§ WHAT TO DO:
Please transcribe the data below exactly. Leave the pictures out.

---

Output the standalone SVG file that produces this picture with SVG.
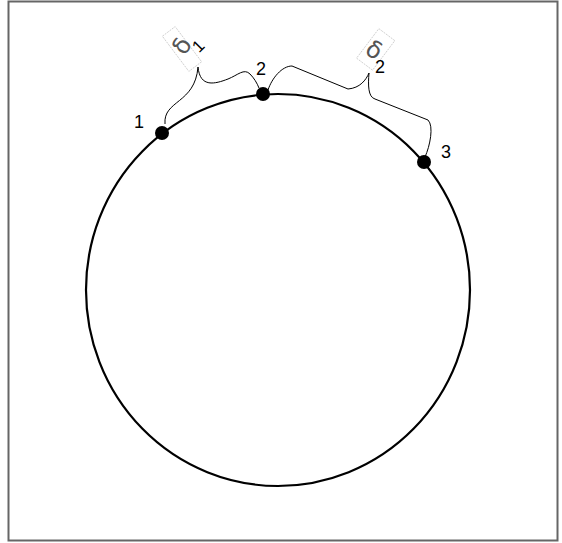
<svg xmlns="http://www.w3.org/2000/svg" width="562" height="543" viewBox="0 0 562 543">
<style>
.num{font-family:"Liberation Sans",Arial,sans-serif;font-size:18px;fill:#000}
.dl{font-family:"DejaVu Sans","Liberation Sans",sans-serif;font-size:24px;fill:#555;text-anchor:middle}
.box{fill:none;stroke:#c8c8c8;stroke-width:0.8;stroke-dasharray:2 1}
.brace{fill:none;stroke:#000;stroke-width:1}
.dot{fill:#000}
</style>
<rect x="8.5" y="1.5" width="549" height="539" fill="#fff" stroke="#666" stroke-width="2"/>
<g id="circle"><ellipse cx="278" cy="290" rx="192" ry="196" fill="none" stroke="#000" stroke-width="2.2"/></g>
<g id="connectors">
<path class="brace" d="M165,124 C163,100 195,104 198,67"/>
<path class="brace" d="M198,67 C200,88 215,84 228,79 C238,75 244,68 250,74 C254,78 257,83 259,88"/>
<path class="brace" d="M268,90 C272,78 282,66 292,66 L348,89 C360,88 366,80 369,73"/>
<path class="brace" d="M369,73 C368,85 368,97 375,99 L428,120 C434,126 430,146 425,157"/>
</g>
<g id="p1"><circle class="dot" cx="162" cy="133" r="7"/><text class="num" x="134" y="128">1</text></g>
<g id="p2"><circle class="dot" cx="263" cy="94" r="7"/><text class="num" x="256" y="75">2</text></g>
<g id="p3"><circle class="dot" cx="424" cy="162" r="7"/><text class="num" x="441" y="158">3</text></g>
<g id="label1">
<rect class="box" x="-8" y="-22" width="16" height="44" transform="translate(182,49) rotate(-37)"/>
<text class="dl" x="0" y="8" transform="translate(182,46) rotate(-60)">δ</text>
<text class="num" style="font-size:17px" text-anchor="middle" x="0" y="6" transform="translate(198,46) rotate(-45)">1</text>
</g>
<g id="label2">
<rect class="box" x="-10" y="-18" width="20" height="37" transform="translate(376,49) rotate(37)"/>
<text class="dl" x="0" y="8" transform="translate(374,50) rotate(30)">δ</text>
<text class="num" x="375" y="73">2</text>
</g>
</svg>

---

§ RESPONSE FOR THIS EXERCISE:
Output the standalone SVG file that produces this picture with SVG.
<svg xmlns="http://www.w3.org/2000/svg" width="562" height="543" viewBox="0 0 562 543">
<style>
.num{font-family:"Liberation Sans",Arial,sans-serif;font-size:18px;fill:#000}
.dl{font-family:"DejaVu Sans","Liberation Sans",sans-serif;font-size:24px;fill:#555;text-anchor:middle}
.box{fill:none;stroke:#c8c8c8;stroke-width:0.8;stroke-dasharray:2 1}
.brace{fill:none;stroke:#000;stroke-width:1}
.dot{fill:#000}
</style>
<rect x="8.5" y="1.5" width="549" height="539" fill="#fff" stroke="#666" stroke-width="2"/>
<g id="circle"><ellipse cx="278" cy="290" rx="192" ry="196" fill="none" stroke="#000" stroke-width="2.2"/></g>
<g id="connectors">
<path class="brace" d="M165,124 C163,100 195,104 198,67"/>
<path class="brace" d="M198,67 C200,88 215,84 228,79 C238,75 244,68 250,74 C254,78 257,83 259,88"/>
<path class="brace" d="M268,90 C272,78 282,66 292,66 L348,89 C360,88 366,80 369,73"/>
<path class="brace" d="M369,73 C368,85 368,97 375,99 L428,120 C434,126 430,146 425,157"/>
</g>
<g id="p1"><circle class="dot" cx="162" cy="133" r="7"/><text class="num" x="134" y="128">1</text></g>
<g id="p2"><circle class="dot" cx="263" cy="94" r="7"/><text class="num" x="256" y="75">2</text></g>
<g id="p3"><circle class="dot" cx="424" cy="162" r="7"/><text class="num" x="441" y="158">3</text></g>
<g id="label1">
<rect class="box" x="-8" y="-22" width="16" height="44" transform="translate(182,49) rotate(-37)"/>
<text class="dl" x="0" y="8" transform="translate(182,46) rotate(-60)">δ</text>
<text class="num" style="font-size:17px" text-anchor="middle" x="0" y="6" transform="translate(198,46) rotate(-45)">1</text>
</g>
<g id="label2">
<rect class="box" x="-10" y="-18" width="20" height="37" transform="translate(376,49) rotate(37)"/>
<text class="dl" x="0" y="8" transform="translate(374,50) rotate(30)">δ</text>
<text class="num" x="375" y="73">2</text>
</g>
</svg>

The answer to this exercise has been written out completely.